Quelques malheureux, mêlés à quelques misérables, voilà les hussites du dix-neuvième siècle. Contre une pareille secte, contre un pareil danger, deux choses suffisent, la lumière dans les esprits, un caporal et quatre hommes dans la rue. Rassurons-nous donc et rassurons le continent.

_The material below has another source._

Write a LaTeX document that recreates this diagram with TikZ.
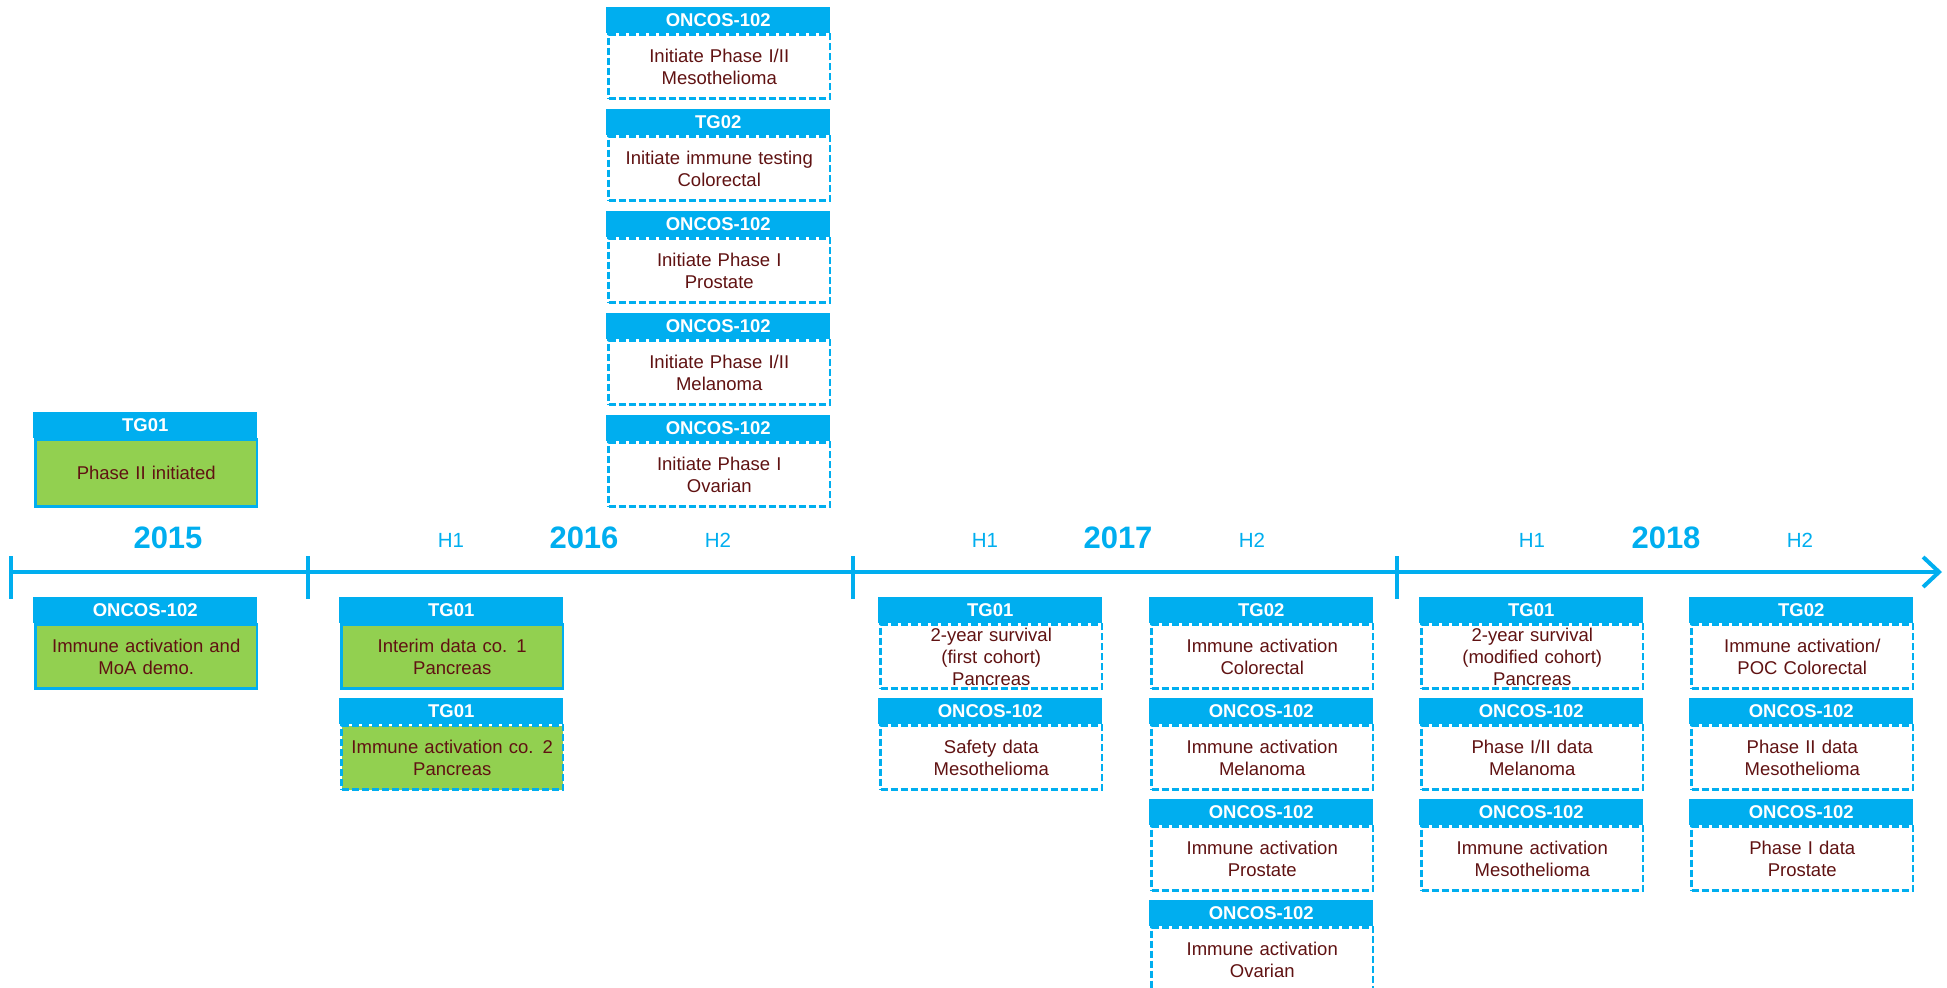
\documentclass[tikz,border=0pt]{standalone}
\usepackage{fontspec}
\setmainfont{Liberation Sans}
\usetikzlibrary{arrows.meta}
\definecolor{cy}{RGB}{0,174,239}
\definecolor{gr}{RGB}{146,208,80}
\definecolor{dred}{RGB}{96,18,18}
\tikzset{
  hdr/.style={fill=cy, inner sep=0pt, minimum width=224pt, minimum height=26pt, text=white,
    font=\fontsize{18.5}{22}\selectfont\bfseries},
  bodybase/.style={inner sep=0pt, minimum width=221.5pt, minimum height=64pt, text width=218pt,
    align=center, text=dred, font=\fontsize{18.5}{22}\selectfont, line width=2.5pt, draw=cy},
  dashbox/.style={bodybase, fill=white, dash pattern=on 7pt off 3pt},
  greendash/.style={bodybase, fill=gr, dash pattern=on 7pt off 3pt},
  greensolid/.style={bodybase, fill=gr},
  axisline/.style={draw=cy, line width=4pt},
  yearlbl/.style={text=cy, font=\fontsize{31}{31}\selectfont\bfseries},
  halflbl/.style={text=cy, font=\fontsize{20.5}{22}\selectfont},
}
\newcommand\evt[6]{%
  \node[hdr, anchor=north west] (#1h) at (#2,#3) {#4};
  \node[#6, anchor=north west] (#1b) at ([xshift=1.25pt]#1h.south west) {#5};
  \node[hdr, anchor=north west] at (#2,#3) {#4};
}
\begin{document}
\begin{tikzpicture}[x=1pt,y=-1pt]
\useasboundingbox (0,0) rectangle (1947,988);
% timeline
\coordinate (t0) at (11,572);
\coordinate (tend) at (1942,572);
\draw[axisline, -{Straight Barb[length=16pt,width=30pt]}] (t0) -- (tend);
\foreach \x/\n in {11/a,308/b,853/c,1397/d}{
  \coordinate (tk\n1) at (\x,556);
  \coordinate (tk\n2) at (\x,599);
  \draw[axisline] (tk\n1) -- (tk\n2);
}
% labels
\node[yearlbl] (y15) at (168,538) {2015};
\node[halflbl] (h161) at (451,540) {H1};
\node[yearlbl] (y16) at (584,538) {2016};
\node[halflbl] (h162) at (718,540) {H2};
\node[halflbl] (h171) at (985,540) {H1};
\node[yearlbl] (y17) at (1118,538) {2017};
\node[halflbl] (h172) at (1252,540) {H2};
\node[halflbl] (h181) at (1532,540) {H1};
\node[yearlbl] (y18) at (1666,538) {2018};
\node[halflbl] (h182) at (1800,540) {H2};
% top left
\node[hdr, anchor=north west] (tlh) at (33,412) {TG01};
\node[greensolid, minimum height=67pt, anchor=north west] (tlb) at ([xshift=1.25pt]tlh.south west) {Phase II initiated};
\node[hdr, anchor=north west] at (33,412) {TG01};
% top column 2016
\evt{ta}{606}{7}{ONCOS-102}{Initiate Phase I/II\\Mesothelioma}{dashbox}
\evt{tb}{606}{109}{TG02}{Initiate immune testing\\Colorectal}{dashbox}
\evt{tc}{606}{211}{ONCOS-102}{Initiate Phase I\\Prostate}{dashbox}
\evt{td}{606}{313}{ONCOS-102}{Initiate Phase I/II\\Melanoma}{dashbox}
\evt{te}{606}{415}{ONCOS-102}{Initiate Phase I\\Ovarian}{dashbox}
% 2015 below
\evt{ba}{33}{597}{ONCOS-102}{Immune activation and\\MoA demo.}{greensolid}
% 2016 H1
\evt{ca}{339}{597}{TG01}{Interim data co. 1\\Pancreas}{greensolid}
\evt{cb}{339}{698}{TG01}{Immune activation co. 2\\Pancreas}{greendash}
% 2017 H1
\evt{da}{878}{597}{TG01}{2-year survival\\(first cohort)\\Pancreas}{dashbox}
\evt{db}{878}{698}{ONCOS-102}{Safety data\\Mesothelioma}{dashbox}
% 2017 H2
\evt{ea}{1149}{597}{TG02}{Immune activation\\Colorectal}{dashbox}
\evt{eb}{1149}{698}{ONCOS-102}{Immune activation\\Melanoma}{dashbox}
\evt{ec}{1149}{799}{ONCOS-102}{Immune activation\\Prostate}{dashbox}
\evt{ed}{1149}{900}{ONCOS-102}{Immune activation\\Ovarian}{dashbox}
% 2018 H1
\evt{fa}{1419}{597}{TG01}{2-year survival\\(modified cohort)\\Pancreas}{dashbox}
\evt{fb}{1419}{698}{ONCOS-102}{Phase I/II data\\Melanoma}{dashbox}
\evt{fc}{1419}{799}{ONCOS-102}{Immune activation\\Mesothelioma}{dashbox}
% 2018 H2
\evt{ga}{1689}{597}{TG02}{Immune activation/\\POC Colorectal}{dashbox}
\evt{gb}{1689}{698}{ONCOS-102}{Phase II data\\Mesothelioma}{dashbox}
\evt{gc}{1689}{799}{ONCOS-102}{Phase I data\\Prostate}{dashbox}
\end{tikzpicture}
\end{document}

La Russie et l’Angleterre laissées dans l’exception, et nous avons assez dit pourquoi, on reconnaît en Europe, sans compter les petits états, deux sortes de monarchies, les anciennes et les nouvelles. Sauf les restrictions de détail, les anciennes déclinent, les nouvelles grandissent. Les anciennes sont : l’Espagne, le Portugal, la Suède, le Danemark, Rome, Naples et la Turquie. À la tête de ces vieilles monarchies est l’Autriche, grande puissance allemande. Les nouvelles sont : la Belgique, la Hollande, la Saxe, la Bavière, le Wurtemberg, la Sardaigne et la Grèce. À la tête de ces jeunes royaumes est la Prusse, autre grande puissance allemande. Une seule monarchie dans ce groupe d’états de tout âge jouit d’un magnifique privilège, elle est tout à la fois vieille et jeune, elle a autant de passé que l’Autriche et autant d’avenir que la Prusse ; c’est la France.